Ma se il problema, il nemico, è la Nato, perdono completamente di credibilità tutti i successivi discorsi sulla pace in Ucraina e sul possibile “congelamento” delle linee attuali.

Anche per quanto riguarda la continua resistenza degli ucraini dopo quasi tre anni di guerra, Putin non trova di meglio che la spiegazione della “guerra per procura”. Convinto che l’accordo fosse già a portata di mano nella primavera del 2022, dichiara che Zelensky abbia rotto le trattative per ordine di Boris Johnson, a sua volta fattosi portavoce di Biden. Non lo sfiora neppure il pensiero che, nei territori liberati dall’occupazione, le fosse comuni scoperte (ma sempre negate dalla propaganda russa e messe in dubbio dallo stesso Tucker Carlson) abbiano indotto gli ucraini a respingere ogni proposta di pace e combattere a oltranza.

Non lo sfiora, perché è sempre convinto che l’Ucraina non esista.
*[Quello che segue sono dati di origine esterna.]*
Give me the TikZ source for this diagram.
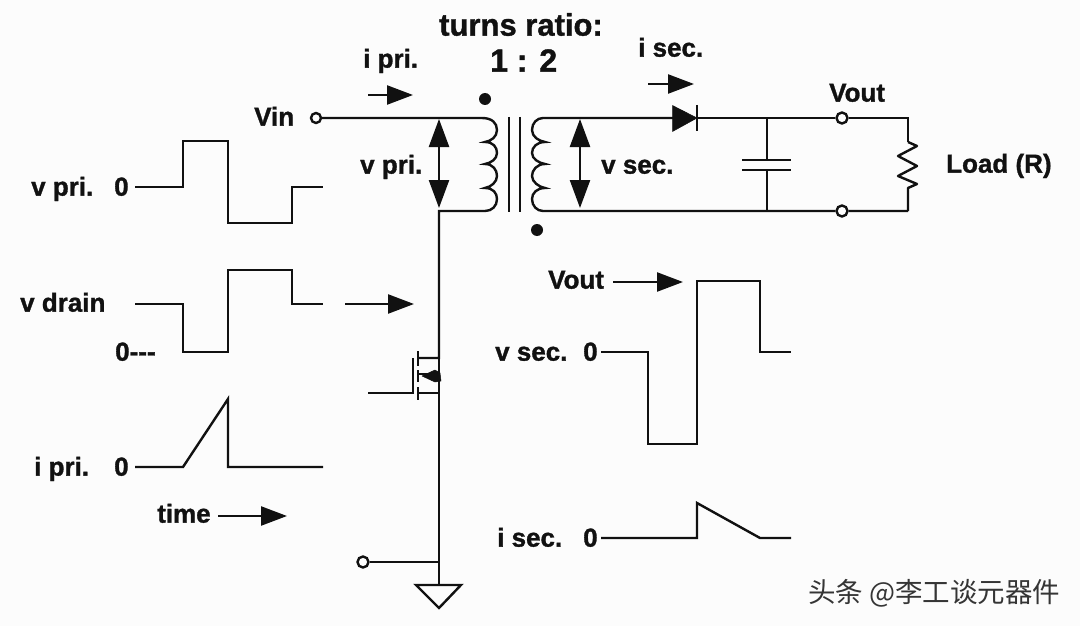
\documentclass[tikz,border=0pt]{standalone}
\usepackage{fontspec}
\setmainfont[BoldFeatures={FakeBold=1.2}]{Liberation Sans}
\newfontfamily\cjk{Noto Sans CJK SC}
\usetikzlibrary{arrows.meta}
\definecolor{ink}{HTML}{111111}
\tikzset{
  wire/.style={draw=ink,line width=2.4pt,line join=miter},
  flow/.style={wire,-{Triangle[length=26pt,width=19pt]}},
  span/.style={wire,{Triangle[length=28pt,width=20pt]}-{Triangle[length=28pt,width=20pt]}},
  lbl/.style={font=\bfseries\fontsize{26}{28}\selectfont,text=ink,inner sep=0pt,anchor=mid west,yshift=-6pt},
  term/.style={circle,draw=ink,line width=2.4pt,fill=white,minimum size=11pt,inner sep=0pt},
  dotmark/.style={circle,fill=ink,minimum size=12pt,inner sep=0pt}
}
\begin{document}
\begin{tikzpicture}[x=1pt,y=-1pt]
\useasboundingbox (0,0) rectangle (1080,626);
\fill[white!99!black] (0,0) rectangle (1080,626);
% labels
\node[lbl,font=\bfseries\fontsize{31}{33}\selectfont] (title) at (439,27) {turns ratio:};
\node[lbl,font=\bfseries\fontsize{32}{34}\selectfont] (ratio) at (490,63) {1 : 2};
\node[lbl] (lipri) at (363,59) {i pri.};
\node[lbl] (lisec) at (638,48) {i sec.};
\node[lbl] (lvin) at (254,117) {Vin};
\node[lbl] (lvpri) at (360,165) {v pri.};
\node[lbl] (lvsec) at (601,165) {v sec.};
\node[lbl] (lvout) at (829,93) {Vout};
\node[lbl] (lload) at (946,164) {Load (R)};
\node[lbl] (wvpri) at (31,187) {v pri.};
\node[lbl] (wvpriz) at (114,187) {0};
\node[lbl] (wvd) at (20,303) {v drain};
\node[lbl] (wvdz) at (115,352) {0{-}{-}{-}};
\node[lbl] (wipri) at (34,467) {i pri.};
\node[lbl] (wiz) at (114,467) {0};
\node[lbl] (ltime) at (157,514) {time};
\node[lbl] (lvout2) at (548,280) {Vout};
\node[lbl] (wvsec) at (495,352) {v sec.};
\node[lbl] (wvsz) at (583,352) {0};
\node[lbl] (wisec) at (497,538) {i sec.};
\node[lbl] (wisz) at (583,538) {0};
\node[anchor=mid west,inner sep=0pt,text=ink!85,font=\cjk\fontsize{27.5}{29}\selectfont,yshift=-6pt] (mark) at (808,594) {头条 @李工谈元器件};
% terminals
\node[term,minimum size=10pt] (vin) at (316,118) {};
\node[term] (out1) at (842,118) {};
\node[term] (out2) at (842,211) {};
\node[term] (gnd) at (363,562) {};
\node[dotmark] (d1) at (485,99) {};
\node[dotmark] (d2) at (537,230) {};
% coordinates
\coordinate (ptop) at (482,118);
\coordinate (pbot) at (485,211);
\coordinate (stop) at (543,118);
\coordinate (sbot) at (543,211);
\coordinate (njt) at (439,118);
\coordinate (njb) at (439,211);
\coordinate (drainL) at (418,358);
\coordinate (drainR) at (439,358);
\coordinate (srcL) at (418,393);
\coordinate (srcR) at (439,393);
\coordinate (bodyL) at (418,374);
\coordinate (bodyR) at (439,374);
\coordinate (gate) at (413,393);
\coordinate (gatein) at (368,393);
\coordinate (gndj) at (439,562);
\coordinate (gndt) at (439,585);
\coordinate (dA) at (673,118);
\coordinate (dK) at (697,118);
\coordinate (capT) at (767,118);
\coordinate (capB) at (767,211);
\coordinate (rT) at (908,118);
\coordinate (rB) at (908,211);
% primary
\draw[wire] (vin) -- (ptop) .. controls (492,118) and (497,123) .. (497,130)
  .. controls (497,137) and (491,141) .. (485,142)
  .. controls (493,142) and (497,147) .. (497,153)
  .. controls (497,159) and (491,163) .. (485,164)
  .. controls (493,164) and (497,170) .. (497,176)
  .. controls (497,182) and (491,187) .. (485,188)
  .. controls (493,188) and (497,193) .. (497,199)
  .. controls (497,206) and (492,211) .. (pbot) -- (njb) -- (drainR) -- (drainL);
\draw[wire] (509,117) -- (509,212) (520,117) -- (520,212);
% secondary
\draw[wire] (dA) -- (stop) .. controls (537,118) and (532,123) .. (532,130)
  .. controls (532,137) and (539,141) .. (545,142)
  .. controls (537,142) and (532,147) .. (532,153)
  .. controls (532,159) and (539,163) .. (545,164)
  .. controls (537,164) and (532,170) .. (532,176)
  .. controls (532,182) and (539,187) .. (545,188)
  .. controls (537,188) and (532,193) .. (532,199)
  .. controls (532,206) and (537,211) .. (sbot) -- (capB) -- (out2) -- (rB);
\draw[span] (439,119) -- (439,208);
\draw[span] (580,119) -- (580,208);
% diode
\draw[wire] (dK) -- (capT) -- (out1) -- (rT) -- (908,142);
\filldraw[draw=ink,fill=ink,line width=.5pt] (672.5,105.5) -- (697,118) -- (672.5,131.5) -- cycle;
\draw[wire] (697,105) -- (697,131);
% capacitor
\draw[wire] (capT) -- (767,160) (767,170) -- (capB);
\draw[wire] (742,160) -- (791,160) (742,170) -- (791,170);
% resistor
\draw[wire,line join=round] (908,142) -- (917,146) -- (898,156) -- (917,166) -- (898,176) -- (917,184) -- (908,188) -- (rB);
% MOSFET
\draw[wire] (drainR) -- (bodyR);
\draw[wire] (418,351) -- (418,366) (418,370) -- (418,382) (418,387) -- (418,400);
\draw[wire] (gatein) -- (gate) -- (413,358);
\draw[wire] (srcL) -- (srcR);
\draw[wire] (bodyR) -- (srcR) -- (gndt);
\draw[wire] (bodyL) -- (bodyR);
\filldraw[draw=ink,fill=ink,line width=.5pt,line join=round] (422,376) -- (435,370) -- (440,373) -- (441,381) -- (435,382) -- cycle;
% ground
\draw[wire] (gnd) -- (gndj);
\draw[wire,line join=miter] (416,585) -- (461,585) -- (439,608) -- cycle;
% flow arrows
\draw[flow] (368,95) -- (413,95);
\draw[flow] (648,84) -- (694,84);
\draw[flow] (345,304) -- (414,304);
\draw[flow] (613,282) -- (683,282);
\draw[flow] (218,516) -- (287,516);
% waveforms
\draw[wire] (135,187) -- (183,187) -- (183,141) -- (228,141) -- (228,223) -- (292,223) -- (292,187) -- (323,187);
\draw[wire] (135,304) -- (183,304) -- (183,352) -- (228,352) -- (228,270) -- (292,270) -- (292,304) -- (323,304);
\draw[wire] (135,467) -- (183,467) -- (228,399) -- (228,467) -- (323,467);
\draw[wire] (601,352) -- (648,352) -- (648,444) -- (697,444) -- (697,281) -- (760,281) -- (760,352) -- (791,352);
\draw[wire] (601,538) -- (697,538) -- (697,503) -- (760,538) -- (791,538);
\end{tikzpicture}
\end{document}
Che ora sia solo un “satellite” (così lo definisce) degli Stati Uniti. In sintesi: che la sua sia una guerra contro la Nato, in un territorio cuscinetto.

Putin dichiara di non aver nulla contro la Polonia (“a meno che non mi attacchino”) o con i Paesi Baltici, ma diceva le stesse cose anche dell’Ucraina fino al 23 febbraio 2022. Il dittatore russo dà ad intendere che vuole la pace, che è pronto a firmare un accordo oggi stesso, basta che Biden lo voglia. Ma c’è da credergli? Dopo aver parlato di “denazificazione” quale suo obiettivo ultimo per l’Ucraina, della Nato come suo nemico numero uno, di che pace si sta parlando? Se non di una (nostra) resa?

Il killer e il giornalista

Già che c’era, nelle ultime battute di due ore e mezza di intervista, Putin ha fatto anche capire che è pronto a liberare il giornalista Evan Gershkovich, in carcere a Mosca da dieci mesi, con l’accusa di spionaggio, in cambio della liberazione di un killer dei suoi servizi segreti, arrestato per aver ucciso un separatista ceceno a Berlino. Nell’unico vero botta-e-risposta fra Carlson e il dittatore, Putin, dopo lunghe digressioni sullo spirito russo e il senso religioso, fa capire di non aver neppure capito la differenza fra un giornalista e un killer.